I want my little girl to know the circumstances behind her creation. I hope she understands the reasons we made the choices we did. I pray she appreciates she will never suffer the same physical problems as her mommy.

As our baby grows, Joe and I will tell Diana her special story. At 1, she’s too young to comprehend genetics, but within the next few years we will begin the delicate task of explaining her creation.

Early on we’ll talk about trees and acorns. We’ll tell her that all trees have them, but sometimes those seeds don’t grow. Mommy is like a tree with seeds that didn’t grow, so she needed another tree’s acorn to have a baby.

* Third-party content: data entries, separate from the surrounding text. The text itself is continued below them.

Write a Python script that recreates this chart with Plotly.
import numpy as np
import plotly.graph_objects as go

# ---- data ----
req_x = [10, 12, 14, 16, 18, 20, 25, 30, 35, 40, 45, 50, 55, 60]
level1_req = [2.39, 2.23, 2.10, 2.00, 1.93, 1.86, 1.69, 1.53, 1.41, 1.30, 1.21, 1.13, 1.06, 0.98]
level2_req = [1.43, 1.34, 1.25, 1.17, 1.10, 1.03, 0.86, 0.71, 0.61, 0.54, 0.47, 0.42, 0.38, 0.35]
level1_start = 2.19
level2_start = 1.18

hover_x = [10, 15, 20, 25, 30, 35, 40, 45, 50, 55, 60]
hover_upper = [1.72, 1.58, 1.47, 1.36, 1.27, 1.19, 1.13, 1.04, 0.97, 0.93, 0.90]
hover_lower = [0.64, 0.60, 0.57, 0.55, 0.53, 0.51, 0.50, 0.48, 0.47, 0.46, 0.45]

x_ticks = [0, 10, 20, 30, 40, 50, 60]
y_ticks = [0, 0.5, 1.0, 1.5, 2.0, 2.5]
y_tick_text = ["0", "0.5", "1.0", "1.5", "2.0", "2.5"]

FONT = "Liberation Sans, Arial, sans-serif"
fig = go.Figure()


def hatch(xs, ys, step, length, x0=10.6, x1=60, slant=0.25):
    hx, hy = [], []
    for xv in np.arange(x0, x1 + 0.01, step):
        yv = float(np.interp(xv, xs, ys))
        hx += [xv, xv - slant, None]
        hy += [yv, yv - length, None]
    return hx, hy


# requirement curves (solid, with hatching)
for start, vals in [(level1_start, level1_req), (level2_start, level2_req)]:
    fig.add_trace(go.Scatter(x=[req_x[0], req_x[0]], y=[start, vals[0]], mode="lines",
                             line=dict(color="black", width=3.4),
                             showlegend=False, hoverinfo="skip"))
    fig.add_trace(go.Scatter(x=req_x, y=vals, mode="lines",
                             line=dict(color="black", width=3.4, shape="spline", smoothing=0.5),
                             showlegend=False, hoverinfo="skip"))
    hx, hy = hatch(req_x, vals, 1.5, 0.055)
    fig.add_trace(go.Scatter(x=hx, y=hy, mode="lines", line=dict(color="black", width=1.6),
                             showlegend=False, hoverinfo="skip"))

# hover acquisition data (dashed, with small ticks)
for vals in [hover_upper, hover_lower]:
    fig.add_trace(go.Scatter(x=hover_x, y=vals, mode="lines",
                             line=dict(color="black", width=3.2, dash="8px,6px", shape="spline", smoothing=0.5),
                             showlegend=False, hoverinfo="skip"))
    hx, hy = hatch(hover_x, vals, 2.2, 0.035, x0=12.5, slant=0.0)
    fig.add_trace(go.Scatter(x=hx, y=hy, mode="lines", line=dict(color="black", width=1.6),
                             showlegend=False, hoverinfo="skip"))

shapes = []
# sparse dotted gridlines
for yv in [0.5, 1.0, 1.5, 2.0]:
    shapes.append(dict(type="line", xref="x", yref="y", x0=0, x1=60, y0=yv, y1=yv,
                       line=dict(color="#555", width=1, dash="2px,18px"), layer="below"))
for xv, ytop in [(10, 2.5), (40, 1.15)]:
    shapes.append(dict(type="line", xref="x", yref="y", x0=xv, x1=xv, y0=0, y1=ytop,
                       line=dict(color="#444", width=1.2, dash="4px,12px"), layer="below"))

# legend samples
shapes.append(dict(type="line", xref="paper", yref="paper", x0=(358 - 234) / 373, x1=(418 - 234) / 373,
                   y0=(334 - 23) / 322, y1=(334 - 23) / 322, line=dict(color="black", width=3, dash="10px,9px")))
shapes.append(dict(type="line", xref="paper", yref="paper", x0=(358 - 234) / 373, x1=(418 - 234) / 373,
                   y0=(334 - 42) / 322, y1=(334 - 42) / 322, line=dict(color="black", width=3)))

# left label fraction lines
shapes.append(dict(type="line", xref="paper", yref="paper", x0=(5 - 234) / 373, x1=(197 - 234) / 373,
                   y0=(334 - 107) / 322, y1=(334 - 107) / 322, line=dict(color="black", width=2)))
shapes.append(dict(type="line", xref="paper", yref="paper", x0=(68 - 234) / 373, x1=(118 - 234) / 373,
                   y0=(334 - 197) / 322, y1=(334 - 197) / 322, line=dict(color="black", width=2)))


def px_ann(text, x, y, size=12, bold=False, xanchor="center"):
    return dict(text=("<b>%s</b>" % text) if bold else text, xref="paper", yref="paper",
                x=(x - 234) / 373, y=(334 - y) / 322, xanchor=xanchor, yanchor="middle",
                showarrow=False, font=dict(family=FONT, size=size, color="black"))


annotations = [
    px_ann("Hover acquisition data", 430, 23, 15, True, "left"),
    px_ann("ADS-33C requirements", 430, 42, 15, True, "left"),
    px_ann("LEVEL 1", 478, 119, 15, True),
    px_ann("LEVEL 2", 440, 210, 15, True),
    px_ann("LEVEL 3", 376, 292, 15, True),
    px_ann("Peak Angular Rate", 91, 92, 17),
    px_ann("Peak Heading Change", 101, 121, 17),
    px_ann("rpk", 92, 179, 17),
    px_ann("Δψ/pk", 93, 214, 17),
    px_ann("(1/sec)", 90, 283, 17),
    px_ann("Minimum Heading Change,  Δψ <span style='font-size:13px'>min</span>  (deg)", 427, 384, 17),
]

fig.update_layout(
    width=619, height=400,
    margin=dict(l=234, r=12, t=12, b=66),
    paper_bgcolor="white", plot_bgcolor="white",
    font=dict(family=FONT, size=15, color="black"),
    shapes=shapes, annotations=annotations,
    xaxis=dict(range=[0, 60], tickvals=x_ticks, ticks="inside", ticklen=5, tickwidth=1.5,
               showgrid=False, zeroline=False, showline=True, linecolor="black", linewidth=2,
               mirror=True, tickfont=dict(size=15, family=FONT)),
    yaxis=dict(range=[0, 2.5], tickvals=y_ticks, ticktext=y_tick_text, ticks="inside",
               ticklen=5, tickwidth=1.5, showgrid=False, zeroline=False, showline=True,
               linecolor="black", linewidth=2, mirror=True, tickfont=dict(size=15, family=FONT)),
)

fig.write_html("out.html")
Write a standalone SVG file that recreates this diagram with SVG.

Or we’ll tell her mommy’s like a potter but didn’t have enough clay to create a beautiful pot, so she had to borrow some.

The details will become more specific and scientific as Diana matures but she will always know that more important to her creation than a borrowed acorn, clay or egg was her mommy’s love.

That love accompanied me as Joe, Diana and I traveled to Emily and Todd’s home, where they met for the first time.

It was an essential meeting because I feel that Diana’s comfort with the fact that she shares genes with someone other than her parents depends on knowing Emily. She will need to understand that her family tree extends beyond Illinois, south into Mississippi.

As Emily held my daughter for the first time, I did not experience any feelings of inadequacy that I was somehow lacking as a mother or Diana would be better off with the woman with whom she shares a genetic heritage. Instead, I felt grateful that she would never feel unloved because she has double the family looking out for her.

And later that night, almost exactly two years after Emily and Todd and Joe and I sat around our Evergreen Park dining room table talking excitedly about the future, we sat around theirs in Mississippi and talked jubilantly about the present.

Members of Diana’s family all, through the miracle of my daughter, we are now inexorably linked. We are more than just friends. By definition, we are family.